A sane response would be to slow down the race and build a trustworthy international framework that ensures everyone can benefit from AGI. Promises would not be enough; you would need actual institutions with real authority. That’s hard, but possible. Instead, we’ve chosen a strategy of cutting China off from GPUs and hoping we can beat them to AGI before they scale up domestic production.
‘But I have so little of any of these things! You are wise and powerful. Will you not take the Ring?’
‘No!’ cried Gandalf, springing to his feet. ‘With that power I should have power too great and terrible. And over me the Ring would gain a power still greater and more deadly.’ His eyes flashed and his face was lit as by a fire within. ‘Do not tempt me! For I do not wish to become like the Dark Lord himself. Yet the way of the Ring to my heart is by pity, pity for weakness and the desire of strength to do good. Do not tempt me! I dare not take it, not even to keep it safe, unused. The wish to wield it would be too great for my strength. I shall have such need of it. Great perils lie before me.’
To be honest, I never found this very convincing as a reason other than “Tolkien needed this to not happen to make the story he has work”, which is fine, but the issue is that in LOTR, you are already dependent on what are essentially benevolent dictators, and if the king is unaligned to your values or is incompetent, the country and you will be ruined, so trying to be aligned to other values while using the ring can only have positive expected value under your value system.
And critically, this doesn’t change after Sauron’s defeat.
Another point is that if you believe that the long-term future matters most, than democracy/preventing dictatorships are very intractable even on a scale of centuries, so your solution to AI safety can’t rely on democracy working, and thus they must assume something about their values.
So outside of the logic of “we need to keep the story on rails”, I just flat-out disagree with Gandalf here.
I don’t think it’s a matter of agreeing or disagreeing—call it author fiat, but the way the One Ring works in LOTR is that it alters your mind and your goals. So Gandalf is just refusing to come close with something he knows will impair his cognition and eventually twist his goals. If I knew the power-giving artefact will also make me want things that I don’t want now, why would I take it? I would just create a future me that is the enemy of my present goals, while making my current self even more powerless.

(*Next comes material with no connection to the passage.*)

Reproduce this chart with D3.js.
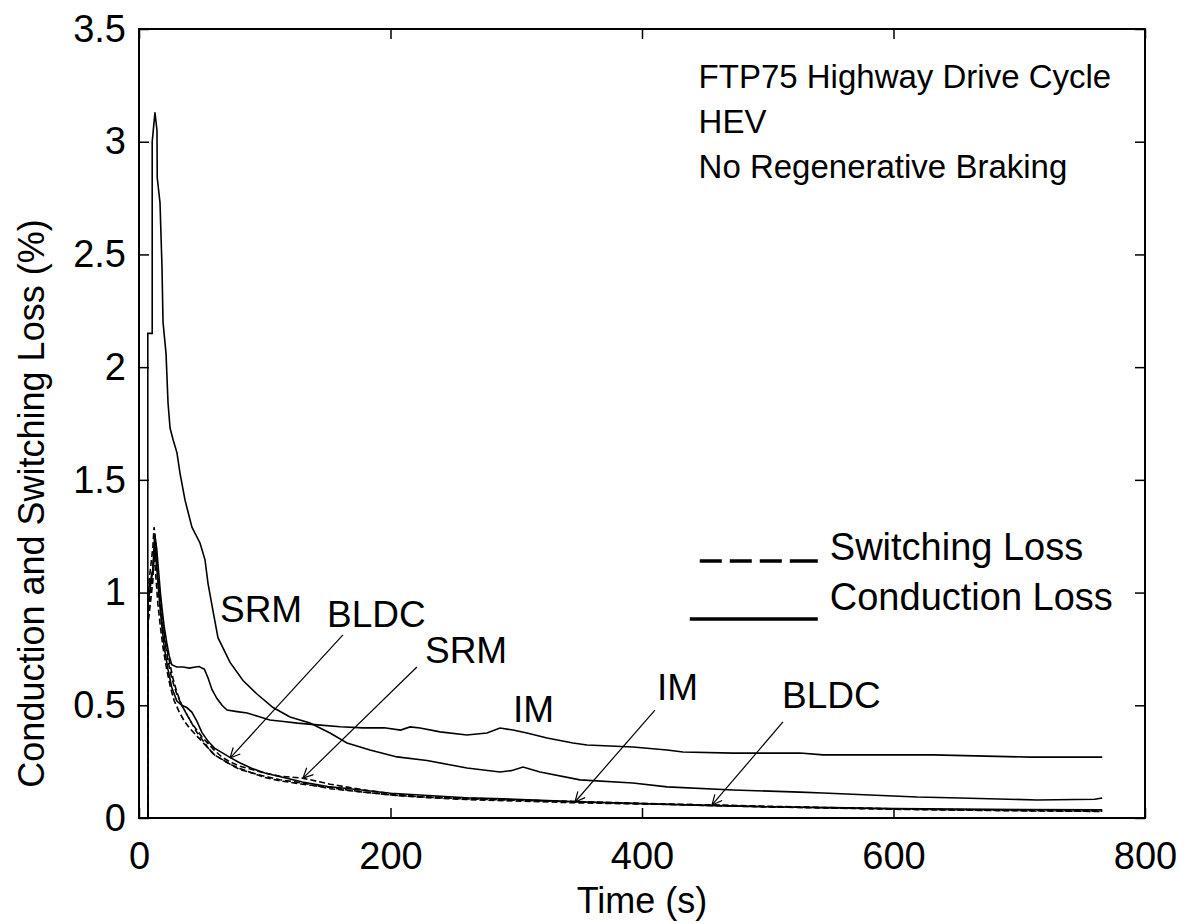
<!DOCTYPE html>
<html>
<head>
<meta charset="utf-8">
<script src="https://cdn.jsdelivr.net/npm/d3@7"></script>
<style>
  body { margin: 0; background: #fff; }
  svg text { font-family: "Liberation Sans", Arial, sans-serif; fill: #000; }
  .curve { fill: none; stroke: #000; stroke-width: 1.6; }
  .curve.switching { stroke-dasharray: 6,3; }
  .tick line { stroke: #000; stroke-width: 1.5; }
</style>
</head>
<body>
<svg id="chart" width="1188" height="924"></svg>
<script>
// losses over the FTP75 highway cycle (time in s, loss in %)
var srmCondT = [0, 7, 7, 10.5, 10.5, 12.7, 14.3, 14.5, 16.7, 18.3, 19.1, 21.5, 23.1, 24.7, 27, 30.2, 32.6, 36.6, 42.1, 48.5, 52.5, 54.9, 58.8, 62.8, 72.4, 82.7, 93.8, 106.6, 120.1, 136, 151.9, 165.4, 183.7, 205.2, 229, 260.8, 287.1, 296, 305.4, 318.9, 350.7, 392.8, 419.9, 472.4, 525.6, 543.9, 618.7, 652.9, 714.1, 760, 766];
var srmCondV = [0, 0, 2.15, 2.15, 3.0, 3.13, 3.05, 2.84, 2.73, 2.44, 2.2, 2.06, 1.84, 1.73, 1.68, 1.62, 1.53, 1.41, 1.29, 1.22, 1.145, 1.04, 0.92, 0.8, 0.69, 0.61, 0.55, 0.49, 0.448, 0.421, 0.377, 0.333, 0.302, 0.271, 0.255, 0.222, 0.204, 0.21, 0.226, 0.204, 0.169, 0.155, 0.138, 0.124, 0.115, 0.111, 0.093, 0.089, 0.080, 0.083, 0.089];

var imCondT = [0, 7, 7, 11, 12.5, 14, 15.5, 17, 18.5, 20, 22, 24, 26, 30, 35, 40, 45, 48, 50, 52, 55, 58, 62, 66, 70, 78, 86, 95, 104, 115, 126, 142, 160, 178, 195, 208, 215.5, 223.5, 239.4, 260.8, 276.7, 287.1, 297.4, 308.5, 324.5, 345.1, 356.3, 392.8, 419.9, 432.6, 472.4, 525.6, 543.9, 631.4, 708.5, 766];
var imCondV = [0, 0, 1.0, 1.1, 1.26, 1.2, 1.1, 1.0, 0.92, 0.85, 0.78, 0.72, 0.68, 0.67, 0.67, 0.665, 0.67, 0.672, 0.665, 0.66, 0.62, 0.57, 0.53, 0.5, 0.479, 0.472, 0.466, 0.45, 0.435, 0.428, 0.421, 0.413, 0.405, 0.40, 0.40, 0.39, 0.404, 0.399, 0.382, 0.368, 0.377, 0.399, 0.39, 0.377, 0.355, 0.333, 0.324, 0.315, 0.302, 0.293, 0.288, 0.288, 0.28, 0.28, 0.27, 0.27];

var bldcCondT = [0, 7, 7, 11, 12.5, 14, 16, 18, 20, 23, 26, 30, 34, 38, 42, 46, 50, 55, 60, 66, 72, 80, 90, 100, 115, 130, 150, 175, 200, 230, 260, 290, 320, 350, 400, 450, 500, 550, 600, 650, 700, 766];
var bldcCondV = [0, 0, 0.95, 1.1, 1.2, 1.12, 0.98, 0.86, 0.76, 0.66, 0.58, 0.52, 0.5, 0.49, 0.47, 0.43, 0.38, 0.34, 0.31, 0.29, 0.27, 0.245, 0.22, 0.2, 0.18, 0.16, 0.14, 0.125, 0.11, 0.1, 0.09, 0.085, 0.078, 0.072, 0.064, 0.056, 0.05, 0.046, 0.042, 0.04, 0.038, 0.036];

var srmSwT = [0, 7, 7, 11, 12, 13.5, 15, 17, 19, 21, 24, 27, 30, 34, 38, 42, 46, 50, 55, 60, 66, 72, 80, 90, 100, 112, 130, 152, 178, 205, 223, 260, 290, 320, 347, 380, 420, 456, 500, 550, 600, 650, 700, 766];
var srmSwV = [0, 0, 1.0, 1.2, 1.29, 1.2, 1.08, 0.96, 0.86, 0.78, 0.7, 0.62, 0.56, 0.5, 0.46, 0.42, 0.39, 0.36, 0.33, 0.3, 0.27, 0.25, 0.23, 0.215, 0.2, 0.185, 0.177, 0.15, 0.125, 0.105, 0.095, 0.088, 0.082, 0.077, 0.073, 0.068, 0.062, 0.057, 0.05, 0.045, 0.04, 0.036, 0.033, 0.03];

var imSwT = [0, 7, 7, 11, 12.5, 14, 16, 18, 20, 23, 26, 30, 34, 38, 42, 46, 50, 55, 60, 66, 72, 80, 90, 100, 112, 130, 152, 178, 205, 230, 260, 290, 320, 347, 380, 420, 456, 500, 550, 600, 650, 700, 766];
var imSwV = [0, 0, 0.9, 1.1, 1.22, 1.12, 0.98, 0.88, 0.8, 0.7, 0.62, 0.55, 0.5, 0.46, 0.42, 0.38, 0.35, 0.31, 0.28, 0.26, 0.24, 0.215, 0.2, 0.185, 0.17, 0.155, 0.13, 0.115, 0.1, 0.092, 0.085, 0.08, 0.076, 0.071, 0.066, 0.06, 0.055, 0.049, 0.044, 0.039, 0.035, 0.032, 0.029];

var bldcSwT = [0, 7, 7, 11, 12, 13, 15, 17, 19, 22, 25, 28, 32, 36, 40, 45, 50, 55, 60, 66, 72, 80, 90, 100, 112, 130, 152, 178, 205, 230, 260, 290, 320, 350, 400, 456, 500, 550, 600, 650, 700, 766];
var bldcSwV = [0, 0, 0.85, 1.05, 1.18, 1.1, 0.95, 0.85, 0.76, 0.66, 0.58, 0.52, 0.47, 0.43, 0.4, 0.37, 0.34, 0.31, 0.28, 0.26, 0.24, 0.22, 0.2, 0.18, 0.165, 0.15, 0.135, 0.115, 0.1, 0.09, 0.082, 0.077, 0.072, 0.067, 0.062, 0.058, 0.052, 0.046, 0.041, 0.037, 0.034, 0.031];

var xTicks = [0, 200, 400, 600, 800];
var yTicks = [0, 0.5, 1, 1.5, 2, 2.5, 3, 3.5];

var infoLines = ["FTP75 Highway Drive Cycle", "HEV", "No Regenerative Braking"];
var legendNames = ["Switching Loss", "Conduction Loss"];

// labels on the curves: text anchor (t, %) and optional arrow tip (t, %)
var labelText = ["SRM", "BLDC", "SRM", "IM", "IM", "BLDC"];
var labelAt = [[64.4, 0.87], [149.5, 0.847], [227.4, 0.688], [297.4, 0.426], [412, 0.524], [511.3, 0.488]];
var arrowFrom = [null, [162.2, 0.812], [221, 0.67], null, [410.3, 0.479], [512.1, 0.426]];
var arrowTo = [null, [72.4, 0.266], [130.4, 0.177], null, [346.7, 0.071], [455.7, 0.058]];

var svg = d3.select("#chart");
var margin = {top: 29, right: 43, bottom: 106, left: 139};
var width = +svg.attr("width") - margin.left - margin.right,
    height = +svg.attr("height") - margin.top - margin.bottom;

var x = d3.scaleLinear().domain([0, 800]).range([0, width]);
var y = d3.scaleLinear().domain([0, 3.5]).range([height, 0]);

var g = svg.append("g").attr("transform", "translate(" + margin.left + "," + margin.top + ")");

// axes, ticks pointing inward like matlab
var fmt = function(d) { return d3.format("")(d); };
g.append("g")
    .attr("transform", "translate(0," + height + ")")
    .call(d3.axisBottom(x).tickValues(xTicks).tickSize(-10).tickPadding(24).tickFormat(fmt))
    .call(function(a) { a.selectAll("text").attr("font-size", 38); });
g.append("g")
    .call(d3.axisTop(x).tickValues(xTicks).tickSize(-10).tickFormat(""));
g.append("g")
    .call(d3.axisLeft(y).tickValues(yTicks).tickSize(-10).tickPadding(13).tickFormat(fmt))
    .call(function(a) { a.selectAll("text").attr("font-size", 38); });
g.append("g")
    .attr("transform", "translate(" + width + ",0)")
    .call(d3.axisRight(y).tickValues(yTicks).tickSize(-10).tickFormat(""));
g.selectAll(".domain").remove();
g.selectAll("text").style("font-family", null).attr("font-family", null);

g.append("rect")
    .attr("width", width)
    .attr("height", height)
    .attr("fill", "none")
    .attr("stroke", "#000")
    .attr("stroke-width", 2);

// curves
var line = d3.line()
    .x(function(d) { return x(d[0]); })
    .y(function(d) { return y(d[1]); });

var series = [
  {t: srmCondT, v: srmCondV, type: "conduction"},
  {t: imCondT, v: imCondV, type: "conduction"},
  {t: bldcCondT, v: bldcCondV, type: "conduction"},
  {t: srmSwT, v: srmSwV, type: "switching"},
  {t: imSwT, v: imSwV, type: "switching"},
  {t: bldcSwT, v: bldcSwV, type: "switching"}
];

g.selectAll(".curve")
    .data(series)
  .enter().append("path")
    .attr("class", function(d) { return "curve " + d.type; })
    .attr("d", function(d) { return line(d.t.map(function(t, i) { return [t, d.v[i]]; })); });

// curve labels and arrows
labelText.forEach(function(txt, i) {
  g.append("text")
      .attr("x", x(labelAt[i][0]))
      .attr("y", y(labelAt[i][1]))
      .attr("font-size", 37)
      .text(txt);
  if (!arrowFrom[i]) return;
  var x1 = x(arrowFrom[i][0]), y1 = y(arrowFrom[i][1]),
      x2 = x(arrowTo[i][0]), y2 = y(arrowTo[i][1]);
  g.append("line")
      .attr("x1", x1).attr("y1", y1)
      .attr("x2", x2).attr("y2", y2)
      .attr("stroke", "#000").attr("stroke-width", 1.2);
  var ang = Math.atan2(y1 - y2, x1 - x2);
  [-0.45, 0.45].forEach(function(da) {
    g.append("line")
        .attr("x1", x2).attr("y1", y2)
        .attr("x2", x2 + 11 * Math.cos(ang + da))
        .attr("y2", y2 + 11 * Math.sin(ang + da))
        .attr("stroke", "#000").attr("stroke-width", 1.2);
  });
});

// info text top right
g.selectAll(".info")
    .data(infoLines)
  .enter().append("text")
    .attr("class", "info")
    .attr("x", x(445))
    .attr("y", function(d, i) { return 59 + i * 45; })
    .attr("font-size", 33)
    .text(function(d) { return d; });

// legend
var legend = g.append("g").attr("transform", "translate(" + x(438) + "," + y(1.14) + ")");
legend.append("line")
    .attr("x1", 10).attr("x2", 128).attr("y1", 0).attr("y2", 0)
    .attr("stroke", "#000").attr("stroke-width", 3.5)
    .attr("stroke-dasharray", "22,8,22,8,22,8,28,40");
legend.append("line")
    .attr("x1", 0).attr("x2", 128).attr("y1", 58).attr("y2", 58)
    .attr("stroke", "#000").attr("stroke-width", 3.5);
legend.selectAll("text")
    .data(legendNames)
  .enter().append("text")
    .attr("x", 140)
    .attr("y", function(d, i) { return -1 + i * 50; })
    .attr("font-size", 38)
    .text(function(d) { return d; });

// axis titles
svg.append("text")
    .attr("x", margin.left + width / 2)
    .attr("y", 913)
    .attr("text-anchor", "middle")
    .attr("font-size", 36)
    .text("Time (s)");

svg.append("text")
    .attr("transform", "translate(44," + (margin.top + height / 2 + 80) + ") rotate(-90)")
    .attr("text-anchor", "middle")
    .attr("font-size", 36)
    .text("Conduction and Switching Loss (%)");
</script>
</body>
</html>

But of course at a metaphorical level Tolkien is saying that power warps your morals. Which seemed an appropriate reference to me in context because I think it’s exactly what happened with many of those companies (certainly with Sam Altman! I’m not too soured up with Anthropic yet, though maybe it’s just that I lack enough information). The inevitable grind of keeping the power becomes so all-consuming that it ends up eroding your other values, or at least very often does so. And you get from “I want to build safe ASI for everyone’s sake!” to “ok well I guess I’ll build ASI that just obeys me, which I can do faster, but good enough since I’m not that evil, and also it’ll have a 95% chance of killing everyone but that’s better than the competition’s 96% which I just estimated out of my own ass”. Race to the bottom, and everything ends up thrown under the bus except the tiniest most unrecognizable sliver of your original goals.
Isn’t this… The entire “Rat/EA” platform?
Yes, and yet from whence openAI and anthropic
To be honest, I never found this very convincing as a reason other than “Tolkien needed this to not happen to make the story he has work”, which is fine, but the issue is that in LOTR, you are already dependent on what are essentially benevolent dictators, and if the king is unaligned to your values or is incompetent, the country and you will be ruined, so trying to be aligned to other values while using the ring can only have positive expected value under your value system.
And critically, this doesn’t change after Sauron’s defeat.
Another point is that if you believe that the long-term future matters most, than democracy/preventing dictatorships are very intractable even on a scale of centuries, so your solution to AI safety can’t rely on democracy working, and thus they must assume something about their values.
So outside of the logic of “we need to keep the story on rails”, I just flat-out disagree with Gandalf here.
I don’t think it’s a matter of agreeing or disagreeing—call it author fiat, but the way the One Ring works in LOTR is that it alters your mind and your goals. So Gandalf is just refusing to come close with something he knows will impair his cognition and eventually twist his goals. If I knew the power-giving artefact will also make me want things that I don’t want now, why would I take it? I would just create a future me that is the enemy of my present goals, while making my current self even more powerless.
But of course at a metaphorical level Tolkien is saying that power warps your morals. Which seemed an appropriate reference to me in context because I think it’s exactly what happened with many of those companies (certainly with Sam Altman! I’m not too soured up with Anthropic yet, though maybe it’s just that I lack enough information). The inevitable grind of keeping the power becomes so all-consuming that it ends up eroding your other values, or at least very often does so. And you get from “I want to build safe ASI for everyone’s sake!” to “ok well I guess I’ll build ASI that just obeys me, which I can do faster, but good enough since I’m not that evil, and also it’ll have a 95% chance of killing everyone but that’s better than the competition’s 96% which I just estimated out of my own ass”. Race to the bottom, and everything ends up thrown under the bus except the tiniest most unrecognizable sliver of your original goals.